## AIM
Everything from the first line of the data through the line with "(refb) at (94.5,512)" is to be echoed exactly, minus the pictures.

>> Begin

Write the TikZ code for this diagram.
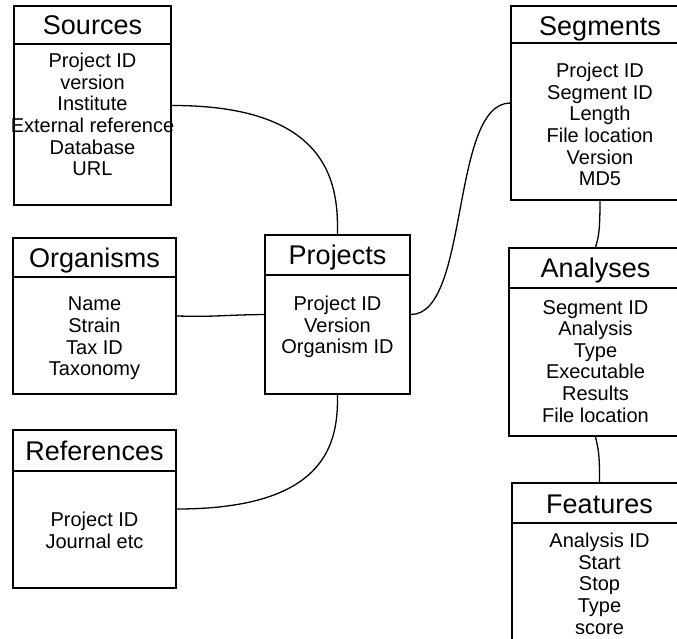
\documentclass[tikz,border=0pt]{standalone}
\usepackage{fontspec}
\setmainfont{Liberation Sans}
\begin{document}
\begin{tikzpicture}[x=1pt,y=-1pt,
  tbl/.style={draw, line width=1.3pt, inner sep=0pt, rectangle},
  hdr/.style={anchor=base, inner sep=0pt, font=\fontsize{27}{30}\selectfont},
  body/.style={anchor=north, inner sep=0pt, align=center, font=\fontsize{20}{21.6}\selectfont},
  conn/.style={draw, line width=1.3pt}]
\clip (0,0) rectangle (677,638);
\fill[white] (0,0) rectangle (677,638);

% Sources
\node[tbl, minimum width=157pt, minimum height=199pt] (src) at (92.5,105.5) {};
\draw[line width=1.3pt] (14,44) -- (171,44);
\node[hdr] (srch) at (92.5,34) {Sources};
\node[body] (srcb) at (92.5,53) {Project ID\\version\\Institute\\External reference\\Database\\URL};

% Organisms
\node[tbl, minimum width=163pt, minimum height=156pt] (org) at (94.5,316) {};
\draw[line width=1.3pt] (13,277) -- (176,277);
\node[hdr] (orgh) at (94.5,267) {Organisms};
\node[body] (orgb) at (94.5,297) {Name\\Strain\\Tax ID\\Taxonomy};

% Projects
\node[tbl, minimum width=145pt, minimum height=159pt] (prj) at (337.5,314.5) {};
\draw[line width=1.3pt] (265,275) -- (410,275);
\node[hdr] (prjh) at (337.5,264) {Projects};
\node[body] (prjb) at (337.5,296) {Project ID\\Version\\Organism ID};

% References
\node[tbl, minimum width=163pt, minimum height=158pt] (ref) at (94.5,509) {};
\draw[line width=1.3pt] (13,471) -- (176,471);
\node[hdr] (refh) at (94.5,460) {References};
\node[body] (refb) at (94.5,512) {Project ID\\Journal etc};

% Segments
\node[tbl, minimum width=178pt, minimum height=194pt] (seg) at (600,103) {};
\draw[line width=1.3pt] (511,43) -- (689,43);
\node[hdr] (segh) at (600,35) {Segments};
\node[body] (segb) at (600,63) {Project ID\\Segment ID\\Length\\File location\\Version\\MD5};

% Analyses
\node[tbl, minimum width=173pt, minimum height=188pt] (ana) at (595.5,342) {};
\draw[line width=1.3pt] (509,288) -- (682,288);
\node[hdr] (anah) at (595.5,277) {Analyses};
\node[body] (anab) at (595.5,300) {Segment ID\\Analysis\\Type\\Executable\\Results\\File location};

% Features
\node[tbl, minimum width=175pt, minimum height=177pt] (fea) at (599.5,571.5) {};
\draw[line width=1.3pt] (512,523) -- (687,523);
\node[hdr] (feah) at (599.5,513) {Features};
\node[body] (feab) at (599.5,533) {Analysis ID\\Start\\Stop\\Type\\score};

% Connectors
\draw[conn] (src.east) .. controls (335,105) and (338,190) .. (prj.north);
\draw[conn] (org.east) .. controls (220,317) and (220,315) .. (prj.west);
\draw[conn] (ref.east) .. controls (330,509) and (338,440) .. (prj.south);
\draw[conn] (prj.east) .. controls (470,315) and (450,103) .. (seg.west);
\draw[conn] (seg.south) .. controls (600,235) and (598,238) .. (ana.north);
\draw[conn] (ana.south) .. controls (597,445) and (600,450) .. (fea.north);
\end{tikzpicture}
\end{document}
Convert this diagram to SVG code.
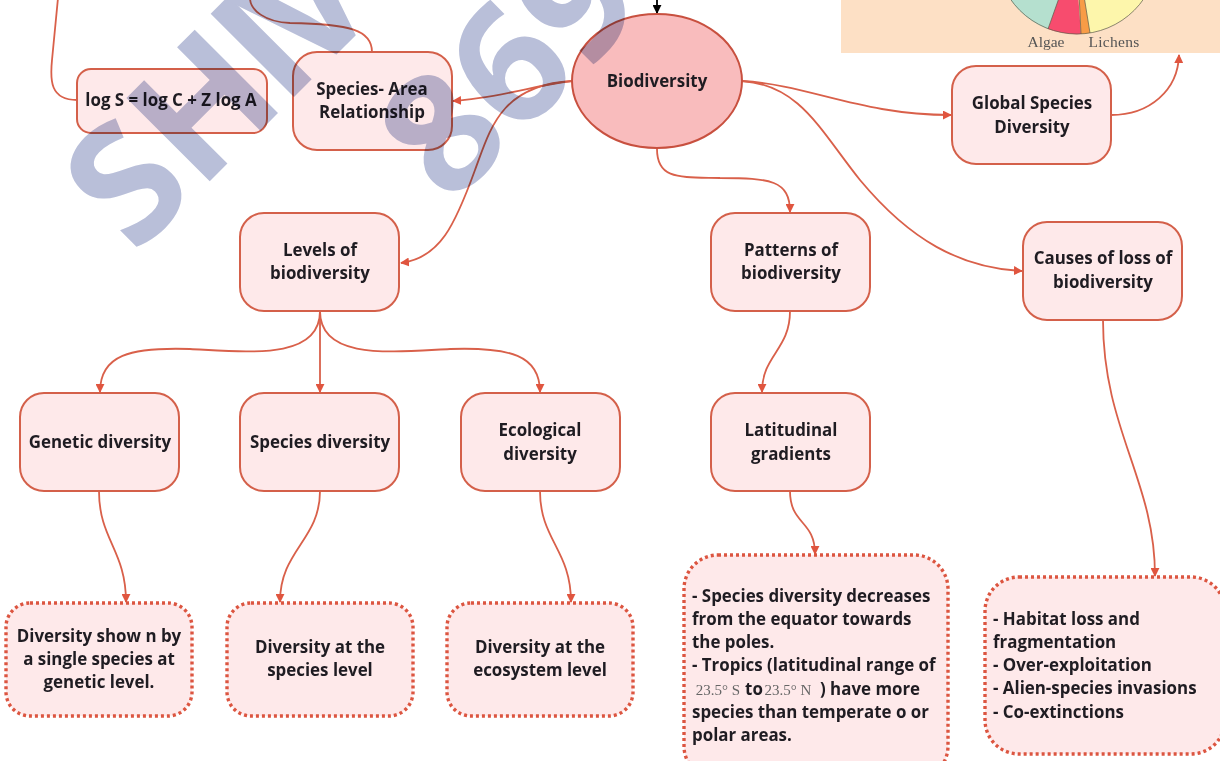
<svg xmlns="http://www.w3.org/2000/svg" width="1220" height="761" viewBox="0 0 1220 761">
<style>
text{font-family:"Open Sans","Liberation Sans",sans-serif;font-weight:700;font-size:16.9px;fill:#1f1c22;text-anchor:middle}
text.l{text-anchor:start}
.n{fill:#fee9ea;stroke:#d4604a;stroke-width:2}
.d{fill:#fee9ea;stroke:#dc5540;stroke-width:3.4;stroke-dasharray:3 3}
.c path{fill:none;stroke:#d9604a;stroke-width:1.8}
.a{marker-end:url(#ah)}
.s{font-family:"Liberation Serif",serif;font-weight:400;fill:#555;font-size:15.5px}
.m{font-family:"Liberation Serif",serif;font-weight:400;fill:#666;font-size:15px}
.w text{font-family:"Open Sans","Liberation Sans",sans-serif;font-weight:700;font-size:165px;fill:#b9bfd9;text-anchor:start}
</style>
<defs>
<marker id="ah" viewBox="0 0 10 10" refX="9" refY="5" markerWidth="9" markerHeight="9" markerUnits="userSpaceOnUse" orient="auto"><path d="M0 0L10 5L0 10z" fill="#e0553f"/></marker>
<marker id="bh" viewBox="0 0 10 10" refX="9" refY="5" markerWidth="9" markerHeight="9" markerUnits="userSpaceOnUse" orient="auto"><path d="M0 0L10 5L0 10z" fill="#000"/></marker>
</defs>
<rect width="1220" height="761" fill="#fff"/>
<g id="pie-chart">
<rect x="841" y="-2" width="381" height="55" fill="#fde0c5"/>
<circle cx="1077" cy="-47" r="81" fill="#fdf6ab"/>
<path d="M1077-47L996-47A81 81 0 0 0 1048 29z" fill="#b5e0cf"/>
<path d="M1075-47L1048 29A81 81 0 0 0 1081 34z" fill="#f74c6e"/>
<path d="M1077-47L1081 34A81 81 0 0 0 1090 33z" fill="#f89c46"/>
<circle cx="1077" cy="-47" r="81" fill="none" stroke="#5a5a4a" stroke-width=".7"/>
<path d="M1075-47L1048 29M1077-47L1081 34M1077-47L1090 33" stroke="#5a5a4a" stroke-width=".7" fill="none"/>
<text class="s" x="1046" y="47">Algae</text>
<text class="s" x="1114" y="47" style="letter-spacing:.3px">Lichens</text>
</g>
<g class="c" id="connectors">
<path d="M77 100C50 100 50 80 52 60L58-2"/>
<path d="M372 52C372 30 350 24 290 23C265 22 250 10 250-2"/>
<path class="a" d="M572 81C540 84 500 98 453 101"/>
<path class="a" d="M572 81C500 85 490 130 475 170C455 225 440 258 401 263"/>
<path class="a" d="M657 149C657 180 680 177 720 178C770 178 790 180 790 212"/>
<path class="a" d="M742 81C810 85 860 115 951 115"/>
<path class="a" d="M742 81C800 85 820 130 860 180C910 240 960 268 1022 271"/>
<path class="a" d="M1111 115C1150 115 1178 90 1179 55"/>
<path class="a" d="M320 311L320 392"/>
<path class="a" d="M320 311C320 360 250 352 190 349C130 347 100 355 100 392"/>
<path class="a" d="M320 311C320 360 390 352 450 349C510 347 540 355 540 392"/>
<path class="a" d="M790 311C790 350 762 355 762 392"/>
<path class="a" d="M790 491C790 525 815 520 815 554"/>
<path class="a" d="M1103 320C1103 430 1155 480 1155 576"/>
<path class="a" d="M99 491C99 540 126 550 126 602"/>
<path class="a" d="M320 491C320 540 280 550 280 602"/>
<path class="a" d="M540 491C540 540 571 550 571 602"/>
<path d="M657-2L657 13" style="stroke:#000;marker-end:url(#bh)"/>
</g>
<g id="log-s"><rect class="n" x="77" y="69" width="190" height="64" rx="14"/><text x="171" y="106">log S = log C + Z log A</text></g>
<g id="species-area"><rect class="n" x="293" y="52" width="159" height="98" rx="24"/><text x="372" y="95">Species- Area</text><text x="372" y="118">Relationship</text></g>
<g id="biodiversity"><ellipse cx="657" cy="81" rx="85" ry="67" fill="#f9bcbd" stroke="#c8503f" stroke-width="2"/><text x="657" y="87">Biodiversity</text></g>
<g id="global"><rect class="n" x="952" y="66" width="159" height="98" rx="24"/><text x="1032" y="109">Global Species</text><text x="1032" y="133">Diversity</text></g>
<g id="levels"><rect class="n" x="240" y="213" width="159" height="98" rx="24"/><text x="320" y="256">Levels of</text><text x="320" y="279">biodiversity</text></g>
<g id="patterns"><rect class="n" x="711" y="213" width="159" height="98" rx="24"/><text x="791" y="256">Patterns of</text><text x="791" y="279">biodiversity</text></g>
<g id="causes"><rect class="n" x="1023" y="222" width="159" height="98" rx="24"/><text x="1103" y="264">Causes of loss of</text><text x="1103" y="288">biodiversity</text></g>
<g id="genetic"><rect class="n" x="20" y="393" width="159" height="98" rx="24"/><text x="100" y="448">Genetic diversity</text></g>
<g id="species"><rect class="n" x="240" y="393" width="159" height="98" rx="24"/><text x="320" y="448">Species diversity</text></g>
<g id="ecological"><rect class="n" x="461" y="393" width="159" height="98" rx="24"/><text x="540" y="436">Ecological</text><text x="540" y="460">diversity</text></g>
<g id="latitudinal"><rect class="n" x="711" y="393" width="159" height="98" rx="24"/><text x="791" y="436">Latitudinal</text><text x="791" y="460">gradients</text></g>
<g id="d-genetic"><rect class="d" x="6" y="603" width="186" height="113" rx="24"/><text x="99" y="642">Diversity show n by</text><text x="99" y="665">a single species at</text><text x="99" y="688">genetic level.</text></g>
<g id="d-species"><rect class="d" x="227" y="603" width="186" height="113" rx="24"/><text x="320" y="653">Diversity at the</text><text x="320" y="676">species level</text></g>
<g id="d-ecosystem"><rect class="d" x="447" y="603" width="186" height="113" rx="24"/><text x="540" y="653">Diversity at the</text><text x="540" y="676">ecosystem level</text></g>
<g id="d-latitudinal"><rect class="d" x="684" y="555" width="264" height="225" rx="34"/>
<text class="l" x="692" y="602">- Species diversity decreases</text>
<text class="l" x="692" y="625">from the equator towards</text>
<text class="l" x="692" y="648">the poles.</text>
<text class="l" x="692" y="671">- Tropics (latitudinal range of</text>
<text class="m" x="718" y="695">23.5° S</text><text x="754" y="695">to</text><text class="m" x="788" y="695">23.5° N</text><text class="l" x="820" y="695">) have more</text>
<text class="l" x="692" y="718">species than temperate o or</text>
<text class="l" x="692" y="741">polar areas.</text></g>
<g id="d-causes"><rect class="d" x="985" y="577" width="240" height="177" rx="34"/>
<text class="l" x="993" y="625">- Habitat loss and</text>
<text class="l" x="993" y="648">fragmentation</text>
<text class="l" x="993" y="671">- Over-exploitation</text>
<text class="l" x="993" y="694">- Alien-species invasions</text>
<text class="l" x="993" y="718">- Co-extinctions</text></g>
<g class="w" id="watermark" style="mix-blend-mode:multiply">
<text transform="translate(135 256) rotate(-45)" x="0 91 210 245">SHIV</text>
<text transform="translate(450 207) rotate(-45)">869</text>
</g>
</svg>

>> End

## ANSWER BELOW
Write the TikZ code for this diagram.
\documentclass[tikz,border=0pt]{standalone}
\usepackage{fontspec}
\setmainfont{Liberation Sans}
\begin{document}
\begin{tikzpicture}[x=1pt,y=-1pt,
  tbl/.style={draw, line width=1.3pt, inner sep=0pt, rectangle},
  hdr/.style={anchor=base, inner sep=0pt, font=\fontsize{27}{30}\selectfont},
  body/.style={anchor=north, inner sep=0pt, align=center, font=\fontsize{20}{21.6}\selectfont},
  conn/.style={draw, line width=1.3pt}]
\clip (0,0) rectangle (677,638);
\fill[white] (0,0) rectangle (677,638);

% Sources
\node[tbl, minimum width=157pt, minimum height=199pt] (src) at (92.5,105.5) {};
\draw[line width=1.3pt] (14,44) -- (171,44);
\node[hdr] (srch) at (92.5,34) {Sources};
\node[body] (srcb) at (92.5,53) {Project ID\\version\\Institute\\External reference\\Database\\URL};

% Organisms
\node[tbl, minimum width=163pt, minimum height=156pt] (org) at (94.5,316) {};
\draw[line width=1.3pt] (13,277) -- (176,277);
\node[hdr] (orgh) at (94.5,267) {Organisms};
\node[body] (orgb) at (94.5,297) {Name\\Strain\\Tax ID\\Taxonomy};

% Projects
\node[tbl, minimum width=145pt, minimum height=159pt] (prj) at (337.5,314.5) {};
\draw[line width=1.3pt] (265,275) -- (410,275);
\node[hdr] (prjh) at (337.5,264) {Projects};
\node[body] (prjb) at (337.5,296) {Project ID\\Version\\Organism ID};

% References
\node[tbl, minimum width=163pt, minimum height=158pt] (ref) at (94.5,509) {};
\draw[line width=1.3pt] (13,471) -- (176,471);
\node[hdr] (refh) at (94.5,460) {References};
\node[body] (refb) at (94.5,512) {Project ID\\Journal etc};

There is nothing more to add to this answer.